__EXERCISE REQUIREMENTS__
Leave out the pictures and repeat the rest of the material exactly.

■ ■ ■ ■

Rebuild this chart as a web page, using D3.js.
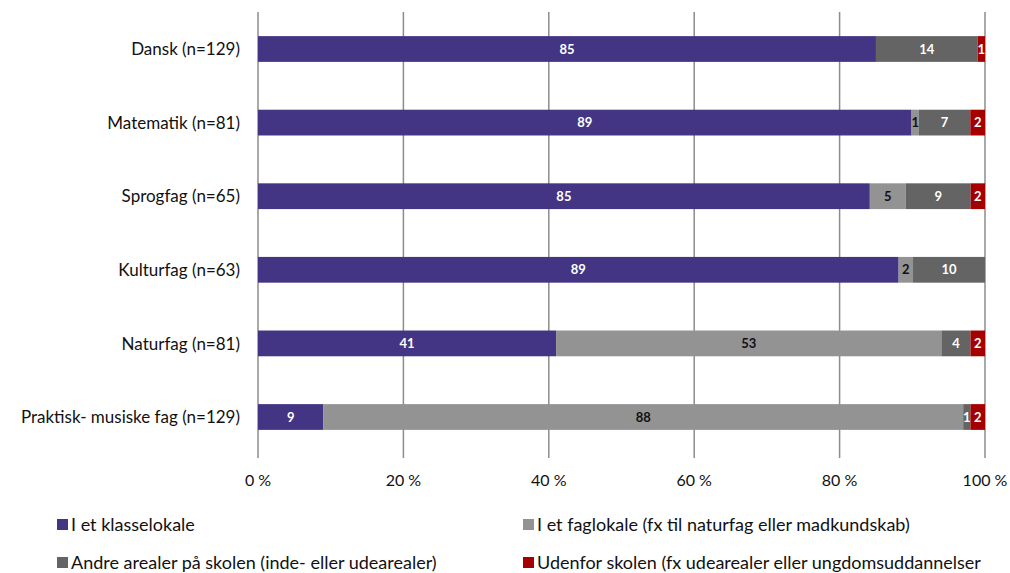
<!DOCTYPE html>
<html>
<head>
<meta charset="utf-8">
<script src="https://cdn.jsdelivr.net/npm/d3@7"></script>
<style>
  html, body { margin: 0; padding: 0; background: #fff; }
  svg { display: block; font-family: "Source Sans Pro", Lato, "Open Sans", sans-serif; }
</style>
</head>
<body>
<svg id="chart" width="1010" height="573"></svg>
<script>
// Subjects, top to bottom
const categories = [
  "Dansk (n=129)",
  "Matematik (n=81)",
  "Sprogfag (n=65)",
  "Kulturfag (n=63)",
  "Naturfag (n=81)",
  "Praktisk- musiske fag (n=129)"
];

// Share of answers (%) per location
const klasselokale = [85, 89, 85, 89, 41, 9];
const faglokale    = [0, 1, 5, 2, 53, 88];
const andreArealer = [14, 7, 9, 10, 4, 1];
const udenfor      = [1, 2, 2, 0, 2, 2];

const seriesNames = [
  "I et klasselokale",
  "I et faglokale (fx til naturfag eller madkundskab)",
  "Andre arealer på skolen (inde- eller udearealer)",
  "Udenfor skolen (fx udearealer eller ungdomsuddannelser"
];
const seriesColors = ["#433584", "#939393", "#646464", "#a50000"];
const labelColors  = ["#ffffff", "#111111", "#ffffff", "#ffffff"];

const tickValues = [0, 0.2, 0.4, 0.6, 0.8, 1];
const tickLabels = ["0 %", "20 %", "40 %", "60 %", "80 %", "100 %"];

const keys = ["k", "f", "a", "u"];
const rows = categories.map((c, i) => ({
  cat: c, k: klasselokale[i], f: faglokale[i], a: andreArealer[i], u: udenfor[i]
}));

const svg = d3.select("#chart");
const W = 1010;
const plot = { left: 258, right: 985, top: 12, bottom: 458 };

const x = d3.scaleLinear().domain([0, 1]).range([plot.left, plot.right]);
const y = d3.scaleBand().domain(categories).range([12.2, 453.8])
  .paddingInner(0.65).paddingOuter(0.325);

// vertical gridlines
svg.append("g").selectAll("line").data(tickValues).join("line")
  .attr("x1", d => x(d)).attr("x2", d => x(d))
  .attr("y1", plot.top).attr("y2", plot.bottom)
  .attr("stroke", "#8c8c8c").attr("stroke-width", 1.5);

// 100 % stacked bars
const stack = d3.stack().keys(keys).offset(d3.stackOffsetExpand);
const stacked = stack(rows);

const layers = svg.append("g").selectAll("g").data(stacked).join("g")
  .attr("fill", (d, i) => seriesColors[i]);

layers.selectAll("rect").data(d => d).join("rect")
  .attr("x", d => x(d[0]))
  .attr("width", d => x(d[1]) - x(d[0]))
  .attr("y", d => y(d.data.cat))
  .attr("height", y.bandwidth());

// value labels
stacked.forEach((layer, li) => {
  svg.append("g").selectAll("text").data(layer.filter(d => d.data[keys[li]] > 0)).join("text")
    .attr("x", d => (x(d[0]) + x(d[1])) / 2)
    .attr("y", d => y(d.data.cat) + y.bandwidth() / 2)
    .attr("dy", "0.36em")
    .attr("text-anchor", "middle")
    .attr("font-size", 13)
    .attr("font-weight", "bold")
    .attr("fill", labelColors[li])
    .text(d => d.data[keys[li]]);
});

// category axis labels
svg.append("g").selectAll("text").data(categories).join("text")
  .attr("x", plot.left - 18)
  .attr("y", d => y(d) + y.bandwidth() / 2)
  .attr("dy", "0.36em")
  .attr("text-anchor", "end")
  .attr("font-size", 17)
  .attr("fill", "#111")
  .text(d => d);

// x tick labels
svg.append("g").selectAll("text").data(tickValues).join("text")
  .attr("x", d => x(d))
  .attr("y", 480)
  .attr("dy", "0.36em")
  .attr("text-anchor", "middle")
  .attr("font-size", 16)
  .attr("fill", "#111")
  .text((d, i) => tickLabels[i]);

// legend
const legendPos = [[57, 525], [523, 525], [57, 563], [523, 563]];
const lg = svg.append("g").selectAll("g").data(seriesNames).join("g")
  .attr("transform", (d, i) => `translate(${legendPos[i][0]},${legendPos[i][1]})`);
lg.append("rect").attr("x", 0).attr("y", -6).attr("width", 11).attr("height", 11)
  .attr("fill", (d, i) => seriesColors[i]);
lg.append("text").attr("x", 14).attr("y", 0).attr("dy", "0.36em")
  .attr("font-size", 18).attr("fill", "#111").text(d => d);
</script>
</body>
</html>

■ ■ ■ ■

__SOLUTION TO THIS TASK__
Rebuild this chart as a web page, using D3.js.
<!DOCTYPE html>
<html>
<head>
<meta charset="utf-8">
<script src="https://cdn.jsdelivr.net/npm/d3@7"></script>
<style>
  html, body { margin: 0; padding: 0; background: #fff; }
  svg { display: block; font-family: "Source Sans Pro", Lato, "Open Sans", sans-serif; }
</style>
</head>
<body>
<svg id="chart" width="1010" height="573"></svg>
<script>
// Subjects, top to bottom
const categories = [
  "Dansk (n=129)",
  "Matematik (n=81)",
  "Sprogfag (n=65)",
  "Kulturfag (n=63)",
  "Naturfag (n=81)",
  "Praktisk- musiske fag (n=129)"
];

// Share of answers (%) per location
const klasselokale = [85, 89, 85, 89, 41, 9];
const faglokale    = [0, 1, 5, 2, 53, 88];
const andreArealer = [14, 7, 9, 10, 4, 1];
const udenfor      = [1, 2, 2, 0, 2, 2];

const seriesNames = [
  "I et klasselokale",
  "I et faglokale (fx til naturfag eller madkundskab)",
  "Andre arealer på skolen (inde- eller udearealer)",
  "Udenfor skolen (fx udearealer eller ungdomsuddannelser"
];
const seriesColors = ["#433584", "#939393", "#646464", "#a50000"];
const labelColors  = ["#ffffff", "#111111", "#ffffff", "#ffffff"];

const tickValues = [0, 0.2, 0.4, 0.6, 0.8, 1];
const tickLabels = ["0 %", "20 %", "40 %", "60 %", "80 %", "100 %"];

const keys = ["k", "f", "a", "u"];
const rows = categories.map((c, i) => ({
  cat: c, k: klasselokale[i], f: faglokale[i], a: andreArealer[i], u: udenfor[i]
}));

const svg = d3.select("#chart");
const W = 1010;
const plot = { left: 258, right: 985, top: 12, bottom: 458 };

const x = d3.scaleLinear().domain([0, 1]).range([plot.left, plot.right]);
const y = d3.scaleBand().domain(categories).range([12.2, 453.8])
  .paddingInner(0.65).paddingOuter(0.325);

// vertical gridlines
svg.append("g").selectAll("line").data(tickValues).join("line")
  .attr("x1", d => x(d)).attr("x2", d => x(d))
  .attr("y1", plot.top).attr("y2", plot.bottom)
  .attr("stroke", "#8c8c8c").attr("stroke-width", 1.5);

// 100 % stacked bars
const stack = d3.stack().keys(keys).offset(d3.stackOffsetExpand);
const stacked = stack(rows);

const layers = svg.append("g").selectAll("g").data(stacked).join("g")
  .attr("fill", (d, i) => seriesColors[i]);

layers.selectAll("rect").data(d => d).join("rect")
  .attr("x", d => x(d[0]))
  .attr("width", d => x(d[1]) - x(d[0]))
  .attr("y", d => y(d.data.cat))
  .attr("height", y.bandwidth());

// value labels
stacked.forEach((layer, li) => {
  svg.append("g").selectAll("text").data(layer.filter(d => d.data[keys[li]] > 0)).join("text")
    .attr("x", d => (x(d[0]) + x(d[1])) / 2)
    .attr("y", d => y(d.data.cat) + y.bandwidth() / 2)
    .attr("dy", "0.36em")
    .attr("text-anchor", "middle")
    .attr("font-size", 13)
    .attr("font-weight", "bold")
    .attr("fill", labelColors[li])
    .text(d => d.data[keys[li]]);
});

// category axis labels
svg.append("g").selectAll("text").data(categories).join("text")
  .attr("x", plot.left - 18)
  .attr("y", d => y(d) + y.bandwidth() / 2)
  .attr("dy", "0.36em")
  .attr("text-anchor", "end")
  .attr("font-size", 17)
  .attr("fill", "#111")
  .text(d => d);

// x tick labels
svg.append("g").selectAll("text").data(tickValues).join("text")
  .attr("x", d => x(d))
  .attr("y", 480)
  .attr("dy", "0.36em")
  .attr("text-anchor", "middle")
  .attr("font-size", 16)
  .attr("fill", "#111")
  .text((d, i) => tickLabels[i]);

// legend
const legendPos = [[57, 525], [523, 525], [57, 563], [523, 563]];
const lg = svg.append("g").selectAll("g").data(seriesNames).join("g")
  .attr("transform", (d, i) => `translate(${legendPos[i][0]},${legendPos[i][1]})`);
lg.append("rect").attr("x", 0).attr("y", -6).attr("width", 11).attr("height", 11)
  .attr("fill", (d, i) => seriesColors[i]);
lg.append("text").attr("x", 14).attr("y", 0).attr("dy", "0.36em")
  .attr("font-size", 18).attr("fill", "#111").text(d => d);
</script>
</body>
</html>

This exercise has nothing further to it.